- Problem details -
Starting from the top of the material, restate each line exactly until the line that contains "import numpy as np", which is also copied. Pictures are excluded.

+---+

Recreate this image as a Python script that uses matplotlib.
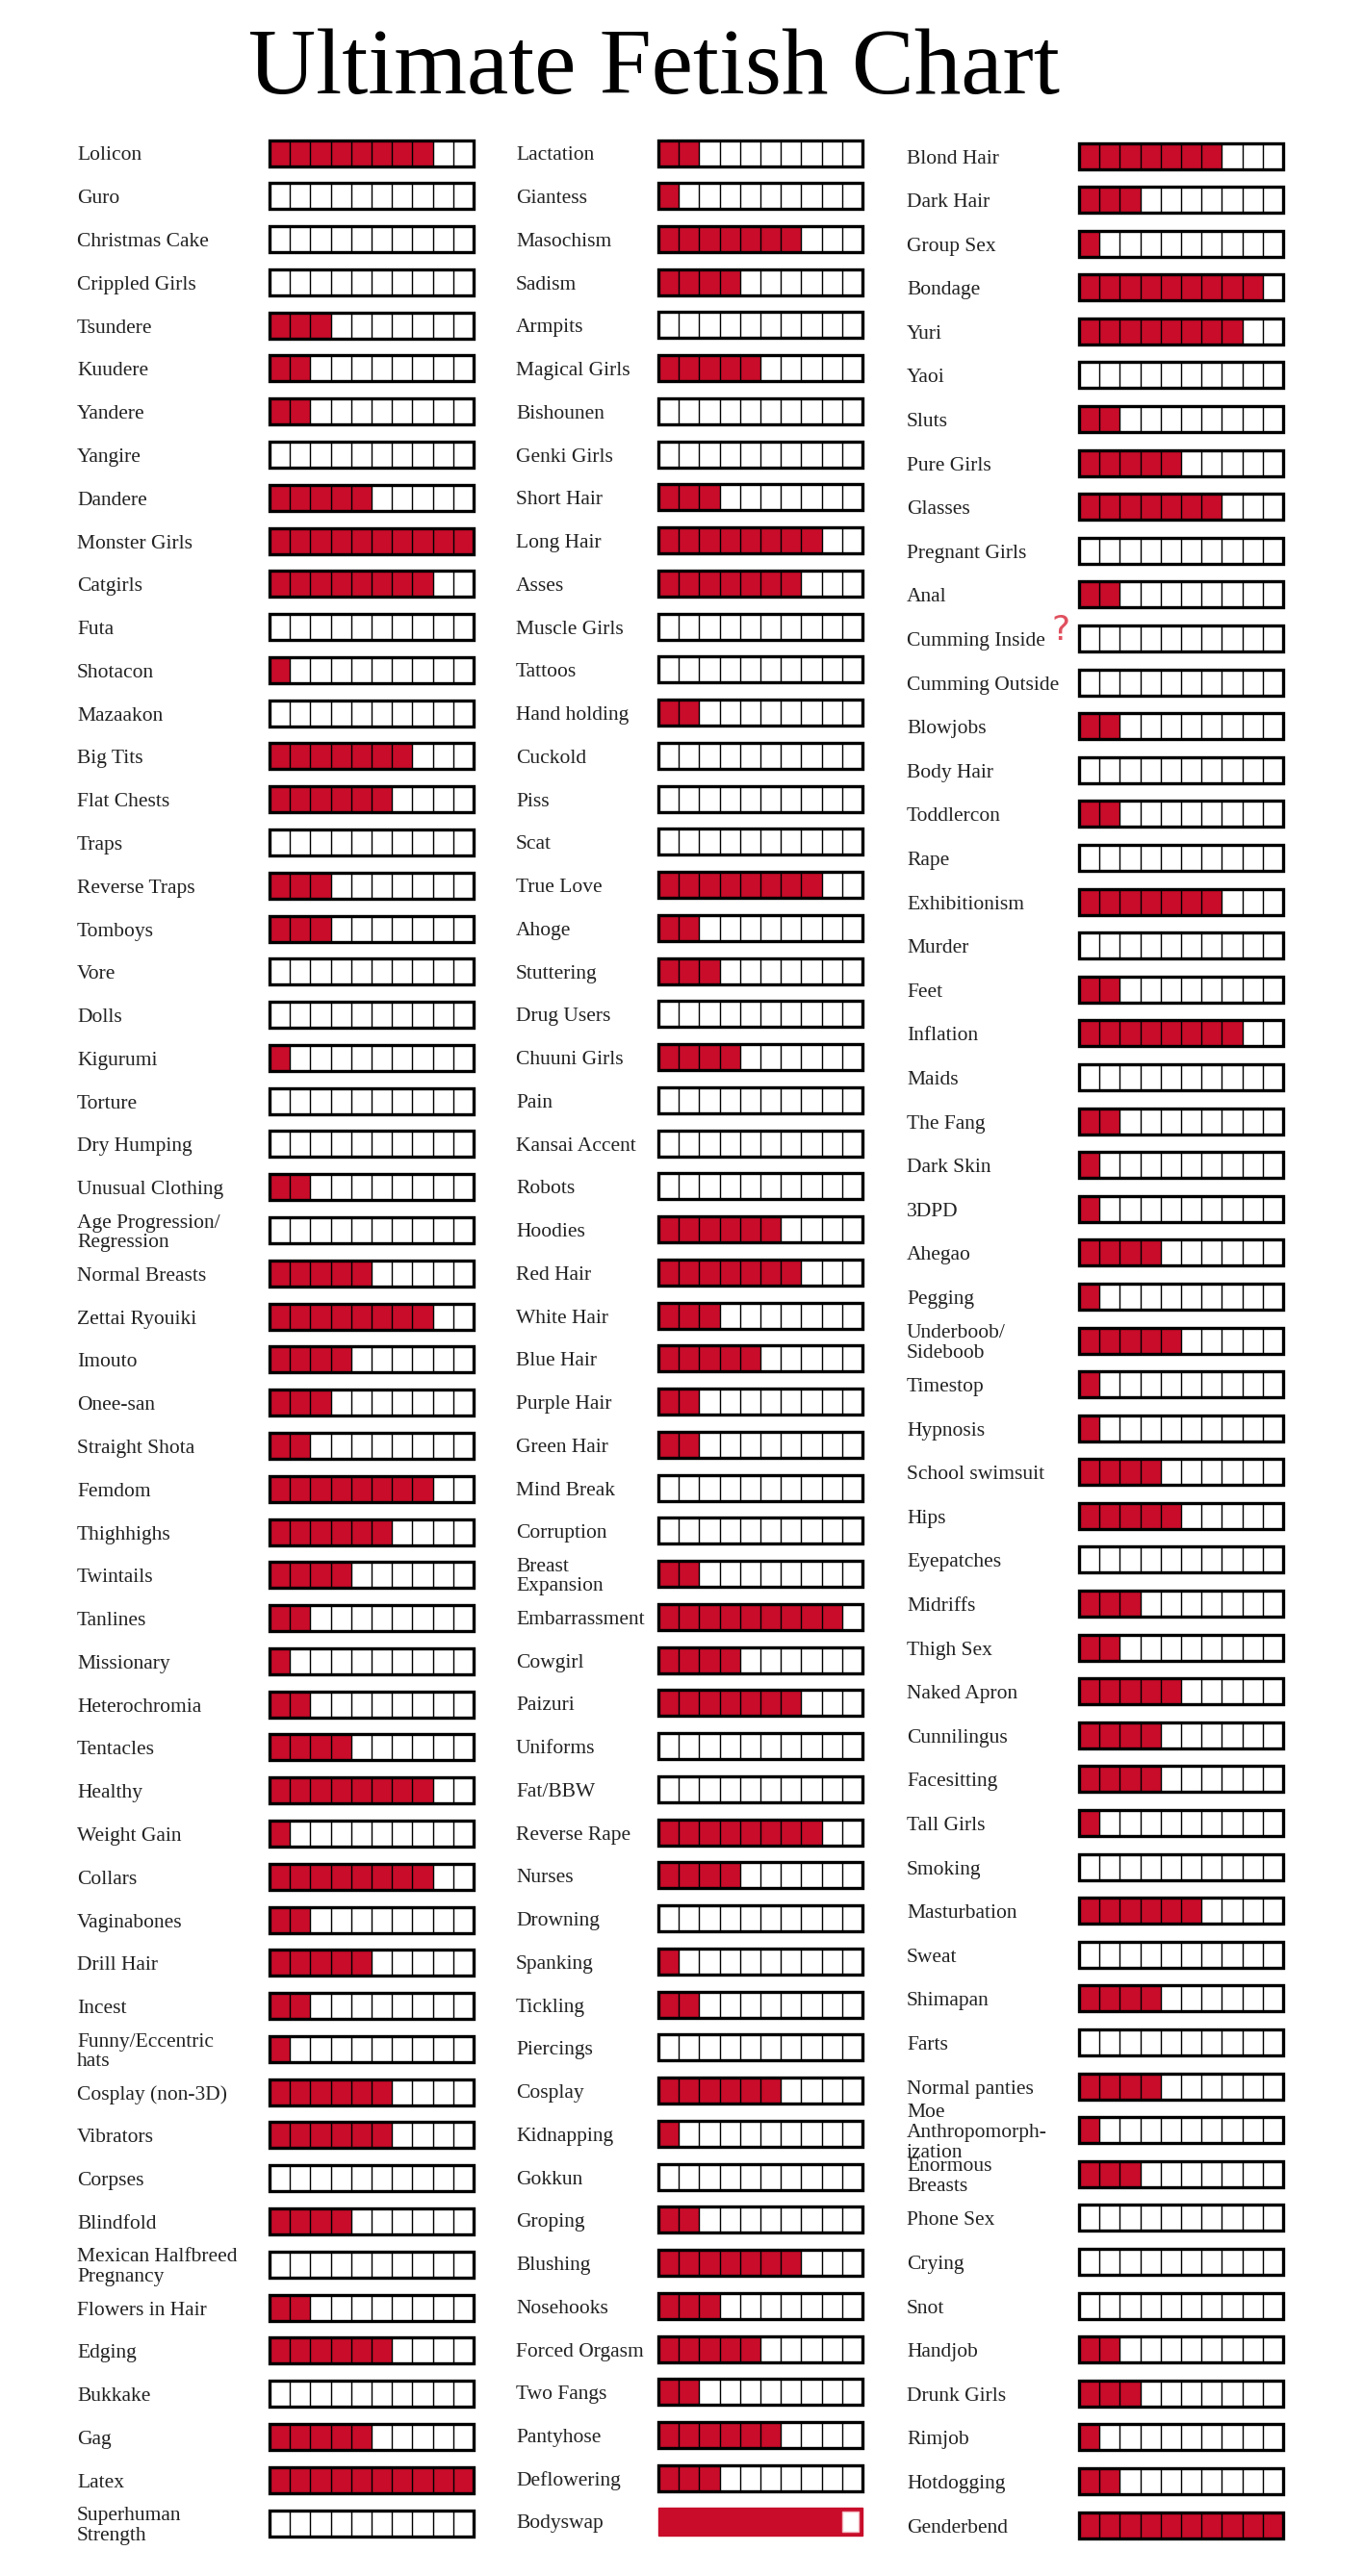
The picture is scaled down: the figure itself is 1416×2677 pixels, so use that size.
import matplotlib.pyplot as plt
import numpy as np

# ratings out of 10 cells
col1_labels = ["Lolicon", "Guro", "Christmas Cake", "Crippled Girls", "Tsundere", "Kuudere",
               "Yandere", "Yangire", "Dandere", "Monster Girls", "Catgirls", "Futa", "Shotacon",
               "Mazaakon", "Big Tits", "Flat Chests", "Traps", "Reverse Traps", "Tomboys", "Vore",
               "Dolls", "Kigurumi", "Torture", "Dry Humping", "Unusual Clothing",
               "Age Progression/\nRegression", "Normal Breasts", "Zettai Ryouiki", "Imouto",
               "Onee-san", "Straight Shota", "Femdom", "Thighhighs", "Twintails", "Tanlines",
               "Missionary", "Heterochromia", "Tentacles", "Healthy", "Weight Gain", "Collars",
               "Vaginabones", "Drill Hair", "Incest", "Funny/Eccentric\nhats", "Cosplay (non-3D)",
               "Vibrators", "Corpses", "Blindfold", "Mexican Halfbreed\nPregnancy",
               "Flowers in Hair", "Edging", "Bukkake", "Gag", "Latex", "Superhuman\nStrength"]
col1_values = [8, 0, 0, 0, 3, 2, 2, 0, 5, 10, 8, 0, 1, 0, 7, 6, 0, 3, 3, 0,
               0, 1, 0, 0, 2, 0, 5, 8, 4, 3, 2, 8, 6, 4, 2, 1, 2, 4, 8, 1,
               8, 2, 5, 2, 1, 6, 6, 0, 4, 0, 2, 6, 0, 5, 10, 0]

col2_labels = ["Lactation", "Giantess", "Masochism", "Sadism", "Armpits", "Magical Girls",
               "Bishounen", "Genki Girls", "Short Hair", "Long Hair", "Asses", "Muscle Girls",
               "Tattoos", "Hand holding", "Cuckold", "Piss", "Scat", "True Love", "Ahoge",
               "Stuttering", "Drug Users", "Chuuni Girls", "Pain", "Kansai Accent", "Robots",
               "Hoodies", "Red Hair", "White Hair", "Blue Hair", "Purple Hair", "Green Hair",
               "Mind Break", "Corruption", "Breast\nExpansion", "Embarrassment", "Cowgirl",
               "Paizuri", "Uniforms", "Fat/BBW", "Reverse Rape", "Nurses", "Drowning",
               "Spanking", "Tickling", "Piercings", "Cosplay", "Kidnapping", "Gokkun",
               "Groping", "Blushing", "Nosehooks", "Forced Orgasm", "Two Fangs", "Pantyhose",
               "Deflowering", "Bodyswap"]
col2_values = [2, 1, 7, 4, 0, 5, 0, 0, 3, 8, 7, 0, 0, 2, 0, 0, 0, 8, 2, 3,
               0, 4, 0, 0, 0, 6, 7, 3, 5, 2, 2, 0, 0, 2, 9, 4, 7, 0, 0, 8,
               4, 0, 1, 2, 0, 6, 1, 0, 2, 7, 3, 5, 2, 6, 3, 9]

col3_labels = ["Blond Hair", "Dark Hair", "Group Sex", "Bondage", "Yuri", "Yaoi", "Sluts",
               "Pure Girls", "Glasses", "Pregnant Girls", "Anal", "Cumming Inside",
               "Cumming Outside", "Blowjobs", "Body Hair", "Toddlercon", "Rape",
               "Exhibitionism", "Murder", "Feet", "Inflation", "Maids", "The Fang", "Dark Skin",
               "3DPD", "Ahegao", "Pegging", "Underboob/\nSideboob", "Timestop", "Hypnosis",
               "School swimsuit", "Hips", "Eyepatches", "Midriffs", "Thigh Sex", "Naked Apron",
               "Cunnilingus", "Facesitting", "Tall Girls", "Smoking", "Masturbation", "Sweat",
               "Shimapan", "Farts", "Normal panties", "Moe\nAnthropomorph-\nization",
               "Enormous\nBreasts", "Phone Sex", "Crying", "Snot", "Handjob", "Drunk Girls",
               "Rimjob", "Hotdogging", "Genderbend"]
col3_values = [7, 3, 1, 9, 8, 0, 2, 5, 7, 0, 2, 0, 0, 2, 0, 2, 0, 7, 0, 2,
               8, 0, 2, 1, 1, 4, 1, 5, 1, 1, 4, 5, 0, 3, 2, 5, 4, 4, 1, 0,
               6, 0, 4, 0, 4, 1, 3, 0, 0, 0, 2, 3, 1, 2, 10]

red_frame = {"Bodyswap"}

RED = '#c80c2a'
W, H = 1416, 2677
CELLS = 10
BAR_W = 212
BAR_H = 27

fig = plt.figure(figsize=(W / 100, H / 100), dpi=100)
ax = fig.add_axes([0, 0, 1, 1])
ax.set_xlim(0, W)
ax.set_ylim(H, 0)
ax.axis('off')

ax.text(679, 74, "Ultimate Fetish Chart", ha='center', va='center',
        fontsize=70, family='Liberation Serif', color='black')

# label x, bar x, first row y, last row y
layout = [
    (col1_labels, col1_values, 80, 280, 159, 2622),
    (col2_labels, col2_values, 536, 684, 159, 2620),
    (col3_labels, col3_values, 942, 1121, 162, 2624),
]

cw = BAR_W / CELLS
for labels, values, lx, bx, y0, y1 in layout:
    ys = np.linspace(y0, y1, len(labels))
    vals = np.array(values)
    normal = np.array([lab not in red_frame for lab in labels])

    yn = ys[normal]
    ax.barh(yn, BAR_W, left=bx, height=BAR_H, color='white', linewidth=0, zorder=1)
    ax.barh(yn, vals[normal] * cw, left=bx, height=BAR_H, color=RED, linewidth=0, zorder=2)
    xs = bx + cw * np.arange(1, CELLS)
    ax.vlines(np.tile(xs, len(yn)), np.repeat(yn - BAR_H / 2, CELLS - 1),
              np.repeat(yn + BAR_H / 2, CELLS - 1), color='black', linewidth=1.0, zorder=3)
    ax.barh(yn, BAR_W, left=bx, height=BAR_H, fill=False, edgecolor='black',
            linewidth=2.4, zorder=4)

    for y, v in zip(ys[~normal], vals[~normal]):
        ax.barh(y, BAR_W, left=bx, height=BAR_H + 2, color=RED, edgecolor=RED,
                linewidth=1, zorder=2)
        ax.barh(y, (CELLS - v) * cw - 4, left=bx + v * cw, height=BAR_H - 6,
                color='white', edgecolor='#f2b8c0', linewidth=1, zorder=3)

    for y, lab in zip(ys, labels):
        ax.text(lx, y + 3, lab, ha='left', va='center', fontsize=15.5,
                family='Liberation Serif', color='#222222', linespacing=1.12)

# hand-drawn question mark next to the cumming rows
ax.text(1102, 655, "?", ha='center', va='center', fontsize=26,
        family='DejaVu Sans', color='#e0505e')

fig.savefig('out.png', dpi=100, facecolor='white')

+---+

- Task response -
Recreate this image as a Python script that uses matplotlib.
The picture is scaled down: the figure itself is 1416×2677 pixels, so use that size.
import matplotlib.pyplot as plt
import numpy as np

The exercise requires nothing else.